A better look at big data
The old adage that “bigger is better” may or may not be true when it comes to data. Nevertheless, big data has become a fact of life that impacts all areas of society, including scientific research. Paul McNicholas, Canada Research Chair in Computational Statistics, is developing new, computationally intensive statistical methods to get a better insight into big, and otherwise complex, data.
Some data sets have many measurements taken for each observation. While statisticians and computer scientists routinely deal with data that can contain hundreds or thousands of variables, modern data sets often have upwards of ten thousand variables. Unfortunately, there is a lack of effective methodology for this so-called “ultra high-dimensional” data.
McNicholas is combining expertise in computing and statistics to develop computational statistics approaches for this type of data. He will focus on methods that find subgroups of similar observations and are applicable in any setting where ultra high-dimensional data exists—from management science to disease diagnostics and bioinformatics.

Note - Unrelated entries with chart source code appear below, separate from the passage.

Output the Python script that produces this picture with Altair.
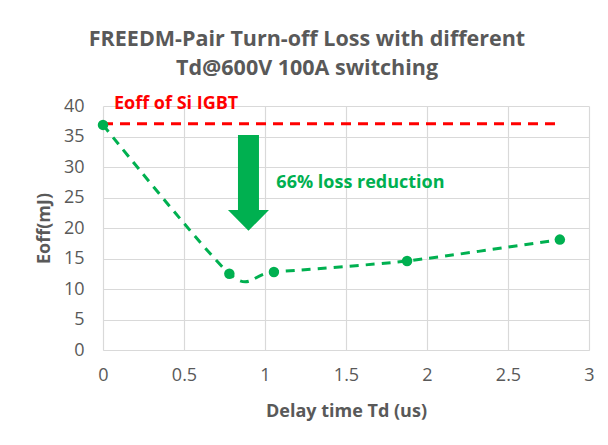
import altair as alt
import pandas as pd

# Data
td = [0, 0.78, 1.055, 1.877, 2.82]
eoff = [36.9, 12.5, 12.8, 14.6, 18.1]

igbt_x = [0, 2.83]
igbt_y = [37.1, 37.1]

arrow_x = [0.898]
arrow_y = [27.4]

label_text = ["Eoff of Si IGBT", "66% loss reduction"]
label_x = [0.068, 1.07]
label_y = [40.3, 27.3]

x_ticks = [0, 0.5, 1, 1.5, 2, 2.5, 3]
y_ticks = [0, 5, 10, 15, 20, 25, 30, 35, 40]

FONT = "Open Sans"
GRAY = "#595959"
GREEN = "#00B050"
RED = "#FF0000"

df = pd.DataFrame({"td": td, "eoff": eoff})
df_igbt = pd.DataFrame({"td": igbt_x, "eoff": igbt_y})
df_arrow = pd.DataFrame({"td": arrow_x, "eoff": arrow_y})
df_red = pd.DataFrame({"td": [label_x[0]], "eoff": [label_y[0]], "t": [label_text[0]]})
df_green = pd.DataFrame({"td": [label_x[1]], "eoff": [label_y[1]], "t": [label_text[1]]})

xs = alt.Scale(domain=[0, 3], nice=False, zero=False)
ys = alt.Scale(domain=[0, 40], nice=False)

xax = alt.Axis(values=x_ticks, format=".1~f", title="Delay time Td (us)", grid=True,
               gridColor="#d9d9d9", gridWidth=1.2, domain=True, domainColor="#d9d9d9",
               domainWidth=1.2, ticks=False, labelPadding=16, labelColor=GRAY,
               labelFont=FONT, labelFontSize=18, titleFont=FONT, titleFontSize=18,
               titleColor=GRAY, titleFontWeight="bold", titlePadding=18,
               labelOverlap=False, labelFlush=False)
yax = alt.Axis(values=y_ticks, title="Eoff(mJ)", grid=True, gridColor="#d9d9d9",
               gridWidth=1.2, domain=False, ticks=False, labelPadding=19, labelColor=GRAY,
               labelFont=FONT, labelFontSize=18, titleFont=FONT, titleFontSize=18,
               titleColor=GRAY, titleFontWeight="bold", titlePadding=10,
               labelOverlap=False, labelFlush=False)

X = alt.X("td:Q", scale=xs, axis=xax)
Y = alt.Y("eoff:Q", scale=ys, axis=yax)

line = alt.Chart(df).mark_line(color=GREEN, strokeWidth=3, strokeDash=[9, 7],
                               interpolate="cardinal", tension=0.25).encode(x=X, y=Y)
pts = alt.Chart(df).mark_circle(color=GREEN, opacity=1, size=110).encode(x=X, y=Y)

igbt = alt.Chart(df_igbt).mark_line(color=RED, strokeWidth=3,
                                    strokeDash=[10, 7]).encode(x=X, y=Y)

arrow_path = ("M -0.512 -2.334 L 0.512 -2.334 L 0.512 1.324 L 1 1.324 L 0 2.334 "
              "L -1 1.324 L -0.512 1.324 Z")
arrow = alt.Chart(df_arrow).mark_point(shape=arrow_path, filled=True, fill=GREEN,
                                       opacity=1, size=1681).encode(x=X, y=Y)

red_txt = alt.Chart(df_red).mark_text(align="left", baseline="middle", font=FONT,
                                      fontSize=18, fontWeight="bold", color=RED).encode(
    x=X, y=Y, text="t:N")
green_txt = alt.Chart(df_green).mark_text(align="left", baseline="middle", font=FONT,
                                          fontSize=18, fontWeight="bold", color=GREEN).encode(
    x=X, y=Y, text="t:N")

chart = alt.layer(igbt, line, pts, arrow, red_txt, green_txt).properties(
    width=486, height=244,
    autosize=alt.AutoSizeParams(type="none"),
    padding={"left": 95, "top": 98, "right": 11, "bottom": 87},
    title=alt.TitleParams(
        text=["FREEDM-Pair Turn-off Loss with different", "Td@600V 100A switching"],
        font=FONT, fontSize=21.5, fontWeight="bold", color=GRAY, anchor="middle",
        frame="group", dx=-39, offset=16, lineHeight=29),
).configure_view(stroke=None)

chart.save("out.html", embed_options={"renderer": "svg", "actions": False})
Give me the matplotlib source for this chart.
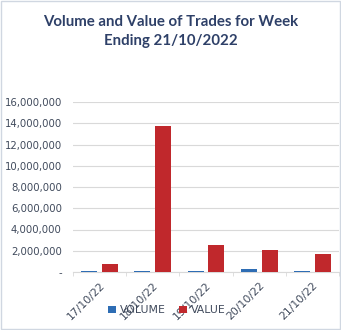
import matplotlib
matplotlib.use("Agg")
import matplotlib.pyplot as plt
import numpy as np
from matplotlib.patches import Rectangle
from matplotlib.ticker import FuncFormatter, FixedLocator

dates = ["17/10/22", "18/10/22", "19/10/22", "20/10/22", "21/10/22"]
volume = [100000, 110000, 90000, 250000, 100000]
value = [750000, 13700000, 2500000, 2050000, 1650000]
yticks = [0, 2000000, 4000000, 6000000, 8000000, 10000000, 12000000, 14000000, 16000000]

fig = plt.figure(figsize=(3.41, 3.30), dpi=100)
fig.patch.set_facecolor("white")
fig.patches.append(Rectangle((0.002, 0.002), 0.996, 0.994, transform=fig.transFigure,
                             fill=False, edgecolor="#D0D7E1", linewidth=1.0))

ax = fig.add_axes([73/341, 1-272/330, 266/341, 170/330])
x = np.arange(len(dates))
w = 0.30
ax.bar(x - 0.195, volume, width=w, color="#2E6DB4", label="VOLUME", zorder=3)
ax.bar(x + 0.195, value, width=w, color="#C0282C", label="VALUE", zorder=3)

ax.set_xlim(-0.5, len(dates) - 0.5)
ax.set_ylim(0, 16000000)
ax.yaxis.set_major_locator(FixedLocator(yticks))
ax.yaxis.set_major_formatter(FuncFormatter(lambda v, p: "-" if v == 0 else f"{int(v):,}"))
ax.grid(axis="y", color="#D9D9D9", linewidth=0.8, zorder=0)
for s in ["top", "right", "left"]:
    ax.spines[s].set_visible(False)
ax.spines["bottom"].set_color("#D9D9D9")
ax.tick_params(axis="y", length=0, labelsize=7.3, labelcolor="#404A5C", pad=8)

ax.set_xticks(x)
ax.set_xticklabels(dates, rotation=45, ha="right", rotation_mode="anchor",
                   fontsize=7.8, color="#404A5C")
ax.tick_params(axis="x", length=0, pad=6)
ax.set_xticks(np.arange(len(dates) + 1) - 0.5, minor=True)
ax.tick_params(axis="x", which="minor", length=3, color="#D9D9D9")

fig.text(0.5, 0.905, "Volume and Value of Trades for Week\nEnding 21/10/2022",
         ha="center", va="center", fontsize=10.8, fontweight="bold", color="#2E4068",
         family="Lato", linespacing=1.5)

leg = fig.legend(loc="center", bbox_to_anchor=(0.49, 0.06), ncol=2, frameon=False,
                 fontsize=7.8, handlelength=0.7, handleheight=0.7, columnspacing=1.2,
                 handletextpad=0.4)
for t in leg.get_texts():
    t.set_color("#404A5C")

fig.savefig("out.png", dpi=100)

McNicholas is also developing computational statistics methods that will allow users to make sense of massive data sets with measurements of different types. Similar to his work on ultra high-dimensional data, this work promises to simplify and facilitate data analytics in many fields of social, economic, and scientific endeavour.
McNicholas’ research will help create statistical approaches to data that can: look for subtypes of certain cancers; help identify candidate genes for modification to allow food crops to grow in developing countries; and combine genetic, fitness, and other health data to study the relationship between obesity, genes, nutrition, and exercise.